Available data =

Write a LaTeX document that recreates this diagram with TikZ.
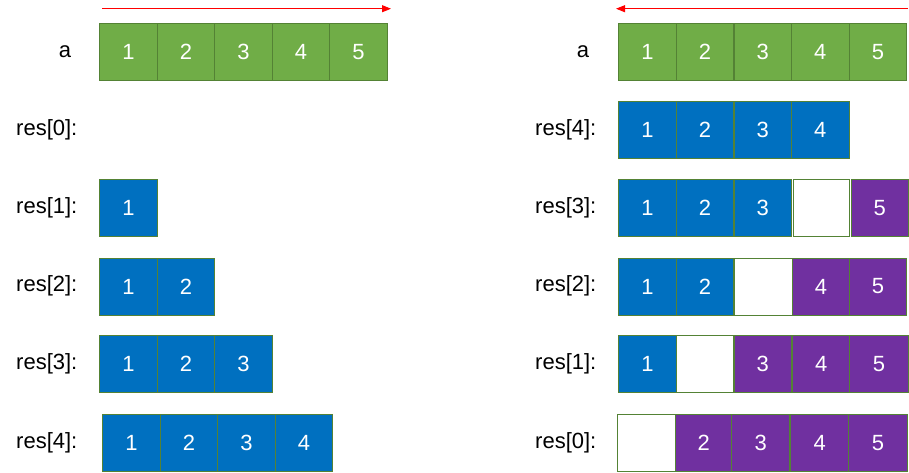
\documentclass[tikz,border=0pt]{standalone}
\usepackage{fontspec}
\setmainfont{Liberation Sans}
\usetikzlibrary{arrows.meta}
\definecolor{gfill}{HTML}{70AD47}
\definecolor{bfill}{HTML}{0070C0}
\definecolor{pfill}{HTML}{7030A0}
\definecolor{edge}{HTML}{548235}
\begin{document}
\begin{tikzpicture}[x=1pt,y=-1pt,
  cell/.style={draw=edge, line width=0.9pt, minimum width=57.5pt, minimum height=57pt,
    inner sep=0pt, anchor=north west, text=white, font=\fontsize{22}{22}\selectfont},
  gcell/.style={cell, fill=gfill},
  bcell/.style={cell, fill=bfill},
  pcell/.style={cell, fill=pfill},
  wcell/.style={cell, fill=white},
  lab/.style={anchor=west, inner sep=0pt, font=\fontsize{22}{22}\selectfont},
  alab/.style={anchor=center, inner sep=0pt, font=\fontsize{22}{22}\selectfont},
  dir/.style={draw=red, line width=0.8pt, -{Triangle[length=9pt,width=7pt]}}]
\useasboundingbox (0,0) rectangle (909,472);

% ---------- left side ----------
\coordinate (la) at (102,8.7);
\coordinate (lb) at (391,8.7);
\draw[dir] (la) -- (lb);

\node[alab] (lbla) at (65,51.3) {a};
\node[gcell] (lA1) at (99.3,22.7) {1};
\node[gcell] (lA2) at (156.8,22.7) {2};
\node[gcell] (lA3) at (214.3,22.7) {3};
\node[gcell] (lA4) at (271.8,22.7) {4};
\node[gcell] (lA5) at (329.3,22.7) {5};

\node[lab] (lr0) at (16,130) {res[0]:};

\node[lab] (lr1) at (16,207.8) {res[1]:};
\node[bcell] (lB1) at (99.3,179.3) {1};

\node[lab] (lr2) at (16,286) {res[2]:};
\node[bcell] (lC1) at (99.3,257.5) {1};
\node[bcell] (lC2) at (156.8,257.5) {2};

\node[lab] (lr3) at (16,363.7) {res[3]:};
\node[bcell] (lD1) at (99.3,335.2) {1};
\node[bcell] (lD2) at (156.8,335.2) {2};
\node[bcell] (lD3) at (214.3,335.2) {3};

\node[lab] (lr4) at (16,442.8) {res[4]:};
\node[bcell] (lE1) at (102.3,414.3) {1};
\node[bcell] (lE2) at (159.8,414.3) {2};
\node[bcell] (lE3) at (217.3,414.3) {3};
\node[bcell] (lE4) at (274.8,414.3) {4};

% ---------- right side ----------
\coordinate (ra) at (908,8.7);
\coordinate (rb) at (616,8.7);
\draw[dir] (ra) -- (rb);

\node[alab] (rbla) at (583,51.3) {a};
\node[gcell] (rA1) at (618.3,22.7) {1};
\node[gcell] (rA2) at (675.9,22.7) {2};
\node[gcell] (rA3) at (733.5,22.7) {3};
\node[gcell] (rA4) at (791.1,22.7) {4};
\node[gcell] (rA5) at (848.7,22.7) {5};

\node[lab] (rr4) at (535,129.8) {res[4]:};
\node[bcell] (rB1) at (618.3,101.3) {1};
\node[bcell] (rB2) at (675.9,101.3) {2};
\node[bcell] (rB3) at (733.5,101.3) {3};
\node[bcell] (rB4) at (791.1,101.3) {4};

\node[lab] (rr3) at (535,207.8) {res[3]:};
\node[bcell] (rC1) at (618.3,179.3) {1};
\node[bcell] (rC2) at (675.9,179.3) {2};
\node[bcell] (rC3) at (733.5,179.3) {3};
\node[wcell, minimum width=56.3pt] (rC4) at (792.7,179.3) {};
\node[pcell, minimum width=57.3pt] (rC5) at (850.7,179.3) {5};

\node[lab] (rr2) at (535,286) {res[2]:};
\node[bcell] (rD1) at (618.3,257.5) {1};
\node[bcell] (rD2) at (675.9,257.5) {2};
\node[wcell, minimum width=58.8pt] (rD3) at (733.5,257.5) {};
\node[pcell, minimum width=56.6pt] (rD4) at (792.3,257.5) {4};
\node[pcell] (rD5) at (848.9,257.5) {5};

\node[lab] (rr1) at (535,363.7) {res[1]:};
\node[bcell] (rE1) at (618.3,335.2) {1};
\node[wcell] (rE2) at (675.9,335.2) {};
\node[pcell] (rE3) at (733.5,335.2) {3};
\node[pcell, minimum width=57pt] (rE4) at (792.3,335.2) {4};
\node[pcell, minimum width=58.4pt] (rE5) at (849.3,335.2) {5};

\node[lab] (rr0) at (535,442.8) {res[0]:};
\node[wcell, minimum width=58pt] (rF1) at (617.3,414.3) {};
\node[pcell, minimum width=56pt] (rF2) at (675.3,414.3) {2};
\node[pcell, minimum width=58pt] (rF3) at (731.3,414.3) {3};
\node[pcell, minimum width=58pt] (rF4) at (790.3,414.3) {4};
\node[pcell, minimum width=58.4pt] (rF5) at (848.3,414.3) {5};
\end{tikzpicture}
\end{document}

Request = Leave the images out, please, and restate each line word for word.

Exercise answer =
Write a LaTeX document that recreates this diagram with TikZ.
\documentclass[tikz,border=0pt]{standalone}
\usepackage{fontspec}
\setmainfont{Liberation Sans}
\usetikzlibrary{arrows.meta}
\definecolor{gfill}{HTML}{70AD47}
\definecolor{bfill}{HTML}{0070C0}
\definecolor{pfill}{HTML}{7030A0}
\definecolor{edge}{HTML}{548235}
\begin{document}
\begin{tikzpicture}[x=1pt,y=-1pt,
  cell/.style={draw=edge, line width=0.9pt, minimum width=57.5pt, minimum height=57pt,
    inner sep=0pt, anchor=north west, text=white, font=\fontsize{22}{22}\selectfont},
  gcell/.style={cell, fill=gfill},
  bcell/.style={cell, fill=bfill},
  pcell/.style={cell, fill=pfill},
  wcell/.style={cell, fill=white},
  lab/.style={anchor=west, inner sep=0pt, font=\fontsize{22}{22}\selectfont},
  alab/.style={anchor=center, inner sep=0pt, font=\fontsize{22}{22}\selectfont},
  dir/.style={draw=red, line width=0.8pt, -{Triangle[length=9pt,width=7pt]}}]
\useasboundingbox (0,0) rectangle (909,472);

% ---------- left side ----------
\coordinate (la) at (102,8.7);
\coordinate (lb) at (391,8.7);
\draw[dir] (la) -- (lb);

\node[alab] (lbla) at (65,51.3) {a};
\node[gcell] (lA1) at (99.3,22.7) {1};
\node[gcell] (lA2) at (156.8,22.7) {2};
\node[gcell] (lA3) at (214.3,22.7) {3};
\node[gcell] (lA4) at (271.8,22.7) {4};
\node[gcell] (lA5) at (329.3,22.7) {5};

\node[lab] (lr0) at (16,130) {res[0]:};

\node[lab] (lr1) at (16,207.8) {res[1]:};
\node[bcell] (lB1) at (99.3,179.3) {1};

\node[lab] (lr2) at (16,286) {res[2]:};
\node[bcell] (lC1) at (99.3,257.5) {1};
\node[bcell] (lC2) at (156.8,257.5) {2};

\node[lab] (lr3) at (16,363.7) {res[3]:};
\node[bcell] (lD1) at (99.3,335.2) {1};
\node[bcell] (lD2) at (156.8,335.2) {2};
\node[bcell] (lD3) at (214.3,335.2) {3};

\node[lab] (lr4) at (16,442.8) {res[4]:};
\node[bcell] (lE1) at (102.3,414.3) {1};
\node[bcell] (lE2) at (159.8,414.3) {2};
\node[bcell] (lE3) at (217.3,414.3) {3};
\node[bcell] (lE4) at (274.8,414.3) {4};

% ---------- right side ----------
\coordinate (ra) at (908,8.7);
\coordinate (rb) at (616,8.7);
\draw[dir] (ra) -- (rb);

\node[alab] (rbla) at (583,51.3) {a};
\node[gcell] (rA1) at (618.3,22.7) {1};
\node[gcell] (rA2) at (675.9,22.7) {2};
\node[gcell] (rA3) at (733.5,22.7) {3};
\node[gcell] (rA4) at (791.1,22.7) {4};
\node[gcell] (rA5) at (848.7,22.7) {5};

\node[lab] (rr4) at (535,129.8) {res[4]:};
\node[bcell] (rB1) at (618.3,101.3) {1};
\node[bcell] (rB2) at (675.9,101.3) {2};
\node[bcell] (rB3) at (733.5,101.3) {3};
\node[bcell] (rB4) at (791.1,101.3) {4};

\node[lab] (rr3) at (535,207.8) {res[3]:};
\node[bcell] (rC1) at (618.3,179.3) {1};
\node[bcell] (rC2) at (675.9,179.3) {2};
\node[bcell] (rC3) at (733.5,179.3) {3};
\node[wcell, minimum width=56.3pt] (rC4) at (792.7,179.3) {};
\node[pcell, minimum width=57.3pt] (rC5) at (850.7,179.3) {5};

\node[lab] (rr2) at (535,286) {res[2]:};
\node[bcell] (rD1) at (618.3,257.5) {1};
\node[bcell] (rD2) at (675.9,257.5) {2};
\node[wcell, minimum width=58.8pt] (rD3) at (733.5,257.5) {};
\node[pcell, minimum width=56.6pt] (rD4) at (792.3,257.5) {4};
\node[pcell] (rD5) at (848.9,257.5) {5};

\node[lab] (rr1) at (535,363.7) {res[1]:};
\node[bcell] (rE1) at (618.3,335.2) {1};
\node[wcell] (rE2) at (675.9,335.2) {};
\node[pcell] (rE3) at (733.5,335.2) {3};
\node[pcell, minimum width=57pt] (rE4) at (792.3,335.2) {4};
\node[pcell, minimum width=58.4pt] (rE5) at (849.3,335.2) {5};

\node[lab] (rr0) at (535,442.8) {res[0]:};
\node[wcell, minimum width=58pt] (rF1) at (617.3,414.3) {};
\node[pcell, minimum width=56pt] (rF2) at (675.3,414.3) {2};
\node[pcell, minimum width=58pt] (rF3) at (731.3,414.3) {3};
\node[pcell, minimum width=58pt] (rF4) at (790.3,414.3) {4};
\node[pcell, minimum width=58.4pt] (rF5) at (848.3,414.3) {5};
\end{tikzpicture}
\end{document}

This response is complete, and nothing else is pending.